O chefe de Estado sublinhou que o processo de descentralização “ainda só começou”, faltando ainda aprovar alguns diplomas e a respectiva concretização financeira.
Rei vai nu
Depois de Marcelo ter usado a imagem de um carro à frente dos bois, Bernardino Soares usou outra. “Claramente o rei vai nu em matéria de descentralização”, disse o presidente da Câmara de Loures, acusando o Estado de desresponsabilização, sem dar as condições financeiras, patrimoniais e humanas necessárias aos municípios.
Para o autarca, o processo de descentralização de competências da administração central para os municípios “sem as verbas necessárias, sem os recursos humanos necessários, sem os recursos patrimoniais necessários”, está a “encolher” a “capacidade de intervenção junto das populações”.
“É uma situação para a qual se deve chamar a atenção neste momento e dizer claramente que o rei vai nu em matéria de descentralização, porque todos temos consciência da dificuldade que isto vai criar para os municípios e para a população e é preciso de uma vez por todas assumirmos que é essa a situação em que estamos e não num quadro idílico como, por vezes, alguns tentam pintar”, afirmou.
“Esse é um problema essencial da nossa vida presente e futura que tem que ser neste momento dirimido e sobre o qual tem que ficar uma clara apreciação”, defendeu.

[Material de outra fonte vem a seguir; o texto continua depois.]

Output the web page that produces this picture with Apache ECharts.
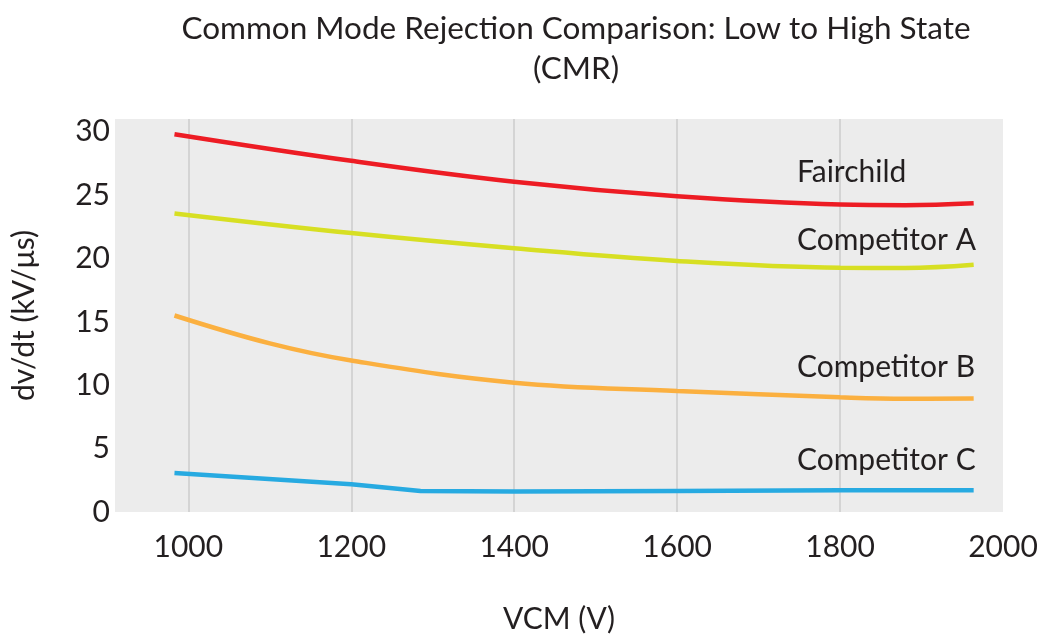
<!DOCTYPE html>
<html>
<head>
<meta charset="utf-8">
<script src="https://cdn.jsdelivr.net/npm/echarts@6/dist/echarts.min.js"></script>
<style>
  html, body { margin: 0; padding: 0; background: #fff; }
  #chart { width: 1047px; height: 639px; }
</style>
</head>
<body>
<div id="chart"></div>
<script>
// ===== Data =====
const xTicks = [1000, 1200, 1400, 1600, 1800, 2000];
const yTicks = [0, 5, 10, 15, 20, 25, 30];
const gridX = [1000, 1200, 1400, 1600, 1800];

const fairchild = [[983, 29.8], [1200, 27.7], [1400, 26.05], [1600, 24.9], [1800, 24.25], [1880, 24.2], [1964, 24.35]];
const compA = [[983, 23.55], [1200, 22.0], [1400, 20.8], [1600, 19.8], [1800, 19.27], [1880, 19.25], [1964, 19.5]];
const compB = [[983, 15.5], [1100, 13.3], [1200, 11.95], [1400, 10.2], [1600, 9.55], [1800, 9.05], [1880, 8.93], [1964, 8.96]];
const compC = [[983, 3.08], [1200, 2.18], [1285, 1.66], [1400, 1.61], [1600, 1.66], [1800, 1.71], [1964, 1.71]];

const seriesNames = ['Fairchild', 'Competitor A', 'Competitor B', 'Competitor C'];
const labelPos = [[1747, 26.8], [1747, 21.4], [1747, 11.4], [1747, 4.1]];

const FONT = 'Lato';
const chart = echarts.init(document.getElementById('chart'));

// helper: one line series with its name label
function lineSeries(i, data, color, smooth) {
  return {
    name: seriesNames[i],
    type: 'line',
    data: data,
    smooth: smooth,
    symbol: 'none',
    z: 3,
    lineStyle: { color: color, width: 4.5 },
    markPoint: {
      symbol: 'circle',
      symbolSize: 0,
      silent: true,
      label: {
        show: true,
        position: [0, 0],
        align: 'left',
        verticalAlign: 'middle',
        formatter: seriesNames[i],
        fontFamily: FONT,
        fontSize: 30,
        color: '#231f20'
      },
      data: [{ coord: labelPos[i] }]
    }
  };
}

chart.setOption({
  animation: false,
  title: {
    text: 'Common Mode Rejection Comparison: Low to High State\n(CMR)',
    left: 571,
    textAlign: 'center',
    top: 4,
    textStyle: { fontFamily: FONT, fontSize: 31.5, fontWeight: 'normal', color: '#231f20', lineHeight: 40 }
  },
  grid: {
    left: 115, right: 44, top: 119, bottom: 121,
    show: true, backgroundColor: '#ececec', borderWidth: 0
  },
  xAxis: {
    type: 'value',
    min: 910, max: 2000,
    name: 'VCM (V)',
    nameLocation: 'middle',
    nameGap: 92,
    nameTextStyle: { fontFamily: FONT, fontSize: 30, color: '#231f20' },
    axisLine: { show: false },
    axisTick: { show: false, customValues: gridX },
    axisLabel: { customValues: xTicks, formatter: v => String(v), fontFamily: FONT, fontSize: 30, color: '#231f20', margin: 20 },
    splitLine: { show: true, lineStyle: { color: '#d4d4d4', width: 2 } }
  },
  yAxis: {
    type: 'value',
    min: 0, max: 31,
    name: 'dv/dt (kV/\u03bcs)',
    nameLocation: 'middle',
    nameGap: 76,
    nameTextStyle: { fontFamily: FONT, fontSize: 30, color: '#231f20' },
    axisLine: { show: false },
    axisTick: { show: false },
    axisLabel: { customValues: yTicks, fontFamily: FONT, fontSize: 30, color: '#231f20', margin: 5 },
    splitLine: { show: false }
  },
  series: [
    lineSeries(0, fairchild, '#ed1c24', 0.4),
    lineSeries(1, compA, '#d7df23', 0.4),
    lineSeries(2, compB, '#fbb040', 0.4),
    lineSeries(3, compC, '#27aae1', false)
  ]
});
</script>
</body>
</html>
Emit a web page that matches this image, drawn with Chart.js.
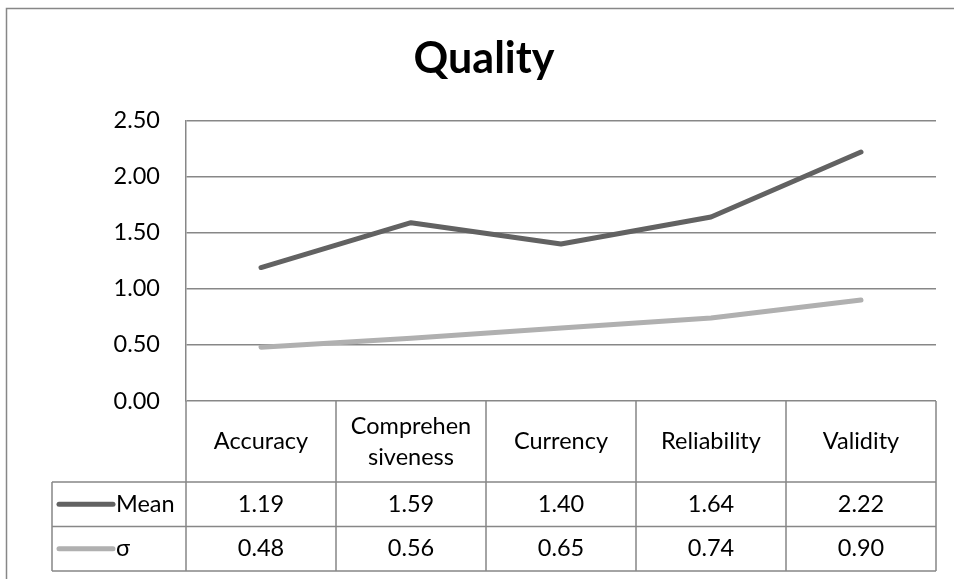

O autarca comunista considerou que “ainda há tempo para corrigir pelo menos alguns dos aspectos mais gravosos deste processo que está em curso” para a transferência das competências “em particular da educação, da saúde ou da habitação entre outras”.
“Não aceitamos factos consumados, sobretudo quando esses factos não estão de acordo com as necessidades das pessoas que servimos, não estão de acordo com as necessidades dos municípios. Esse é o apelo que aqui deixamos hoje e, por essa razão, alguns de nós não poderemos acompanhar alguns dos documentos aqui presentes”, acrescentou.